The Irish government is expected to take Allied Irish Banks, the weaker of the two, into full public ownership with Bank of Ireland set to have around 85 per cent of its shares held by the Irish government. At the end of the April, the finance minister Brian Lenihan described Bank of Ireland as "the first of our financial institutions to emerge from the banking crisis" following a £3bn capital raising from institutions.
Both banks also passed European-wide stress tests at the end of July conducted under the auspices of the Committee of European Banking Supervisors. The tests have been facing increasing criticism in recent months.
Yesterday a European Commission spokeswoman said the banks would face "severe" restructuring requirements linked to the country's bailout package."There will be a severe restructuring plan in place for Irish banks," the spokeswoman said. "There's nothing wrong with saving Irish banks, but it's going to be done using German, French, Italian money."
Any money advanced would be loans that would have to be returned. Shares in both banks swung wildly yesterday. Bank of Ireland would be the fifth financial institution to come under majority state control if the rescue package goes ahead. Investors were also spooked by suggestions by the Dutch finance minister that Irish bank bondholders should bear some of the pain of the financial rescue plan.
Bank of Ireland shares finished down 10 per cent after losing as much as 25 per cent earlier in the day. Allied Irish Banks closed flat.
So far, British banks have been seeking to reassure that the impact of the escalating crisis across the Irish Sea on them will be low, declaring only small exposure to Irish sovereign debt and Irish bank bonds. They have been backed by the City watchdog which on Tuesday sought to provide reassurances of its own.
The Financial Services Authority's chairman, Lord Turner, said the exposure of British banks to Irish sovereign debt and the Irish banking sector is small. Ian Gordon, an analyst at Exane BNP Paribas, said he remained far more concerned about the £52bn of Irish loans on RBS's books. Lloyds Banking Group has around half that and given the state of Ireland's economy, both banks are likely to take a severe hit – although Mr Gordon said it would take a situation close to financial Armageddon in Ireland to force RBS to increase its provisioning. That has not happened just yet.
However, analysts have been frustrated about the lack of hard data supplied by British banks.

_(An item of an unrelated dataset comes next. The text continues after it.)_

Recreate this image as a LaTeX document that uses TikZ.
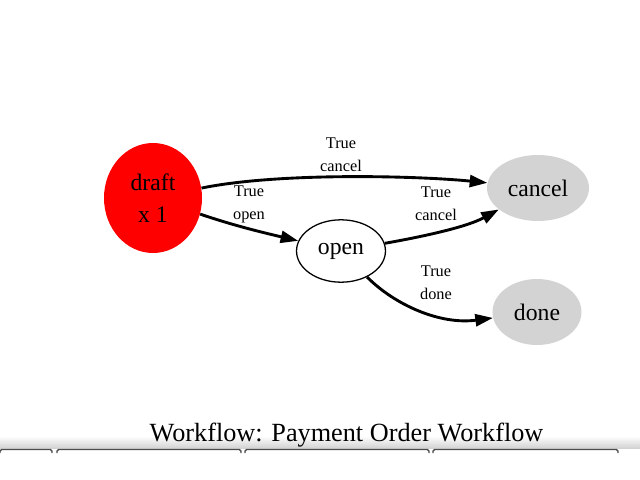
\documentclass[tikz,border=0pt]{standalone}
\usepackage{fontspec}
\setmainfont{Liberation Serif}
\usetikzlibrary{shapes.geometric,arrows.meta}
\definecolor{rojo}{HTML}{FF0000}
\definecolor{grisclaro}{HTML}{D3D3D3}
\tikzset{
  estado/.style={ellipse, inner sep=0pt, font=\fontsize{14.8}{20}\selectfont, align=center},
  flecha/.style={line width=1.8pt, -{Triangle[length=11pt,width=7.5pt]}},
  etiqueta/.style={font=\fontsize{10.2}{14.4}\selectfont, align=center, inner sep=0pt},
  pestana/.style={line width=0.8pt, gray!60!black, rounded corners=1pt}
}
\begin{document}
\begin{tikzpicture}[x=0.625pt, y=-0.625pt]
    \useasboundingbox (0,0) rectangle (640,480);

    % Dibuja los estados
    \node[estado, fill=rojo, minimum width=61.25pt, minimum height=68.75pt] (draft) at (153,198) {draft\\x 1};
    \node[estado, draw, line width=0.8pt, minimum width=55.6pt, minimum height=39pt] (open) at (341,251) {open};
    \node[estado, fill=grisclaro, minimum width=63.75pt, minimum height=41.25pt] (cancel) at (538,188) {cancel};
    \node[estado, fill=grisclaro, minimum width=55.6pt, minimum height=41.25pt] (done) at (537,312) {done};

    % Dibuja las transiciones
    \draw[flecha] (draft) .. controls (280,172) and (420,176) .. (cancel);
    \draw[flecha] (draft) .. controls (235,226) and (265,233) .. (open);
    \draw[flecha] (open) .. controls (415,238) and (465,228) .. (cancel);
    \draw[flecha] (open) .. controls (395,305) and (440,325) .. (done);

    % Etiquetas de las transiciones
    \node[etiqueta] (l1) at (341,155) {True\\cancel};
    \node[etiqueta] (l2) at (249,204) {True\\open};
    \node[etiqueta] (l3) at (436,204) {True\\cancel};
    \node[etiqueta] (l4) at (436,283) {True\\done};

    % Dibuja la franja inferior y las pestanas
    \shade[top color=white, bottom color=gray!35] (0,436) rectangle (640,448);
    \foreach \a/\b in {0/52,57/241,245/429,433/618}
    \draw[pestana] (\a,453) -- (\a,449.5) -- (\b,449.5) -- (\b,453);

    % Titulo
    \node[font=\fontsize{16.4}{19}\selectfont, anchor=base, inner sep=0pt] (titulo) at (346.5,441) {Workflow: Payment Order Workflow};
\end{tikzpicture}
\end{document}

The Bank of International Settlements at the end of March put British banks' exposure to Ireland at about £36bn, far in excess of what banks have indicated.
As in Britain, where UK Financial Investments has been charged with overseeing and disposing of the British Government's interest in the banking sector, the Irish banks will eventually have to be re-privatised to help to repay the vast loans that will be extended.
City sources said they believed the main interest would come from private-equity players, seeing them as a potential recovery play when the problems have finally eased. Wilbur Ross, the billionaire investor, said his WL Ross & Co is one of two final bidders for EBS Building Society, another Irish bank.
In an interview he said his attempt to acquire the bank is "probably the strongest demonstration of our belief that Ireland will turn around and will come back out of this, perhaps not as the same Celtic Tiger that it had been, but as a good strong country". Irish Life & Permanent and a group led by Cardinal Capital are the final two bidders. The Cardinal group includes the Carlyle Group and WL Ross.